### [Stated task]
Write out all of the lines below, exactly and completely.

* * * * *

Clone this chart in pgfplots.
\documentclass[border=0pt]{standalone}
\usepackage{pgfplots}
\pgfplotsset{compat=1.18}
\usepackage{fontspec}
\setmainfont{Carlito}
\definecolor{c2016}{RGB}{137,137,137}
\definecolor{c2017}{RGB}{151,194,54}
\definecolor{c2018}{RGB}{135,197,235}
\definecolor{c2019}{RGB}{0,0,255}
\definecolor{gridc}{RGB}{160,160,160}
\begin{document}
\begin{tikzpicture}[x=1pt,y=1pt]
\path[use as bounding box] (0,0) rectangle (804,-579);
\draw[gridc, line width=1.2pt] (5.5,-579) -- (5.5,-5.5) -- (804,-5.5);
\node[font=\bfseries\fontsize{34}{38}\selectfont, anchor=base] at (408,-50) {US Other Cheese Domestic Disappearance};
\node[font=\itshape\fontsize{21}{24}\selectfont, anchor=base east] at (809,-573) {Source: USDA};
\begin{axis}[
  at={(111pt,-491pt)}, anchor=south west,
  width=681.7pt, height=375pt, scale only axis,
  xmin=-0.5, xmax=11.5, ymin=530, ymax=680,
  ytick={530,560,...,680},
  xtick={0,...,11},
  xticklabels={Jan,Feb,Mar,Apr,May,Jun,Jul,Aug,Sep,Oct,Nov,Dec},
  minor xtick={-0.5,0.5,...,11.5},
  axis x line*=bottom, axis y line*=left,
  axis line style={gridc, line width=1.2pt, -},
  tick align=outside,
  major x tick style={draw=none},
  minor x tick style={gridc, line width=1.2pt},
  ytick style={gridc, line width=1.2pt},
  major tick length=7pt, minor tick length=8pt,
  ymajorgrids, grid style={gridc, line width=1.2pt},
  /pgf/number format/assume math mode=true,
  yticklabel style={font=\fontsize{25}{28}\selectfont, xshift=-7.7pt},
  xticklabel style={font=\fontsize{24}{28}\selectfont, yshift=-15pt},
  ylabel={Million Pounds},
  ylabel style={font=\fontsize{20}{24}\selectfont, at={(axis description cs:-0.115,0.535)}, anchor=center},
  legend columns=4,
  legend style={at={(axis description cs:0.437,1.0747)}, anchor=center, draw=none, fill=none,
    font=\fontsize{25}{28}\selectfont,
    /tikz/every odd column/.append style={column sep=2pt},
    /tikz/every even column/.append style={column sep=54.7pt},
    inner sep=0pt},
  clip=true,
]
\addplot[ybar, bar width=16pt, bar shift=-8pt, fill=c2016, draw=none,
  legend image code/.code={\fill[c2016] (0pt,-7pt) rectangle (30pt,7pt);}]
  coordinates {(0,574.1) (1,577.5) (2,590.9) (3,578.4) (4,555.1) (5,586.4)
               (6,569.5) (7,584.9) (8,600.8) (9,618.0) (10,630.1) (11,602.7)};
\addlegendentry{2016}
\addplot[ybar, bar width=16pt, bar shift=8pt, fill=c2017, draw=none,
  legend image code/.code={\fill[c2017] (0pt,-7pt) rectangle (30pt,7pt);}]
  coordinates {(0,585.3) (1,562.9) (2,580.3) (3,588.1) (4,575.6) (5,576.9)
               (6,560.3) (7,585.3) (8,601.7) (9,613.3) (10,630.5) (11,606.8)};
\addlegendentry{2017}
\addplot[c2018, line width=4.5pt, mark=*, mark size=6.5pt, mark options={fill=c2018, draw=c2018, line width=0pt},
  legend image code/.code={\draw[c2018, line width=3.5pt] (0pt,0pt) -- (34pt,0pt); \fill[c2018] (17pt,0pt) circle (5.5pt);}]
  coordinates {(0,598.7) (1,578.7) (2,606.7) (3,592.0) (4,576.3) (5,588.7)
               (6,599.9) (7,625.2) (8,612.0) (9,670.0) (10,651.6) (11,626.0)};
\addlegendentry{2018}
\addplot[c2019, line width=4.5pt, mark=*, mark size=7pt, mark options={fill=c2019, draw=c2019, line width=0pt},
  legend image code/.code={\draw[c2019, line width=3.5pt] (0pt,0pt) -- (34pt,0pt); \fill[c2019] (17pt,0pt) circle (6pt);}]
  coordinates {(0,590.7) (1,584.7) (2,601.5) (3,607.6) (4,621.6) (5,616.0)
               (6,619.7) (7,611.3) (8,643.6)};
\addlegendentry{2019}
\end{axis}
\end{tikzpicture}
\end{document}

* * * * *

### [Exercise result]
Clone this chart in pgfplots.
\documentclass[border=0pt]{standalone}
\usepackage{pgfplots}
\pgfplotsset{compat=1.18}
\usepackage{fontspec}
\setmainfont{Carlito}
\definecolor{c2016}{RGB}{137,137,137}
\definecolor{c2017}{RGB}{151,194,54}
\definecolor{c2018}{RGB}{135,197,235}
\definecolor{c2019}{RGB}{0,0,255}
\definecolor{gridc}{RGB}{160,160,160}
\begin{document}
\begin{tikzpicture}[x=1pt,y=1pt]
\path[use as bounding box] (0,0) rectangle (804,-579);
\draw[gridc, line width=1.2pt] (5.5,-579) -- (5.5,-5.5) -- (804,-5.5);
\node[font=\bfseries\fontsize{34}{38}\selectfont, anchor=base] at (408,-50) {US Other Cheese Domestic Disappearance};
\node[font=\itshape\fontsize{21}{24}\selectfont, anchor=base east] at (809,-573) {Source: USDA};
\begin{axis}[
  at={(111pt,-491pt)}, anchor=south west,
  width=681.7pt, height=375pt, scale only axis,
  xmin=-0.5, xmax=11.5, ymin=530, ymax=680,
  ytick={530,560,...,680},
  xtick={0,...,11},
  xticklabels={Jan,Feb,Mar,Apr,May,Jun,Jul,Aug,Sep,Oct,Nov,Dec},
  minor xtick={-0.5,0.5,...,11.5},
  axis x line*=bottom, axis y line*=left,
  axis line style={gridc, line width=1.2pt, -},
  tick align=outside,
  major x tick style={draw=none},
  minor x tick style={gridc, line width=1.2pt},
  ytick style={gridc, line width=1.2pt},
  major tick length=7pt, minor tick length=8pt,
  ymajorgrids, grid style={gridc, line width=1.2pt},
  /pgf/number format/assume math mode=true,
  yticklabel style={font=\fontsize{25}{28}\selectfont, xshift=-7.7pt},
  xticklabel style={font=\fontsize{24}{28}\selectfont, yshift=-15pt},
  ylabel={Million Pounds},
  ylabel style={font=\fontsize{20}{24}\selectfont, at={(axis description cs:-0.115,0.535)}, anchor=center},
  legend columns=4,
  legend style={at={(axis description cs:0.437,1.0747)}, anchor=center, draw=none, fill=none,
    font=\fontsize{25}{28}\selectfont,
    /tikz/every odd column/.append style={column sep=2pt},
    /tikz/every even column/.append style={column sep=54.7pt},
    inner sep=0pt},
  clip=true,
]
\addplot[ybar, bar width=16pt, bar shift=-8pt, fill=c2016, draw=none,
  legend image code/.code={\fill[c2016] (0pt,-7pt) rectangle (30pt,7pt);}]
  coordinates {(0,574.1) (1,577.5) (2,590.9) (3,578.4) (4,555.1) (5,586.4)
               (6,569.5) (7,584.9) (8,600.8) (9,618.0) (10,630.1) (11,602.7)};
\addlegendentry{2016}
\addplot[ybar, bar width=16pt, bar shift=8pt, fill=c2017, draw=none,
  legend image code/.code={\fill[c2017] (0pt,-7pt) rectangle (30pt,7pt);}]
  coordinates {(0,585.3) (1,562.9) (2,580.3) (3,588.1) (4,575.6) (5,576.9)
               (6,560.3) (7,585.3) (8,601.7) (9,613.3) (10,630.5) (11,606.8)};
\addlegendentry{2017}
\addplot[c2018, line width=4.5pt, mark=*, mark size=6.5pt, mark options={fill=c2018, draw=c2018, line width=0pt},
  legend image code/.code={\draw[c2018, line width=3.5pt] (0pt,0pt) -- (34pt,0pt); \fill[c2018] (17pt,0pt) circle (5.5pt);}]
  coordinates {(0,598.7) (1,578.7) (2,606.7) (3,592.0) (4,576.3) (5,588.7)
               (6,599.9) (7,625.2) (8,612.0) (9,670.0) (10,651.6) (11,626.0)};
\addlegendentry{2018}
\addplot[c2019, line width=4.5pt, mark=*, mark size=7pt, mark options={fill=c2019, draw=c2019, line width=0pt},
  legend image code/.code={\draw[c2019, line width=3.5pt] (0pt,0pt) -- (34pt,0pt); \fill[c2019] (17pt,0pt) circle (6pt);}]
  coordinates {(0,590.7) (1,584.7) (2,601.5) (3,607.6) (4,621.6) (5,616.0)
               (6,619.7) (7,611.3) (8,643.6)};
\addlegendentry{2019}
\end{axis}
\end{tikzpicture}
\end{document}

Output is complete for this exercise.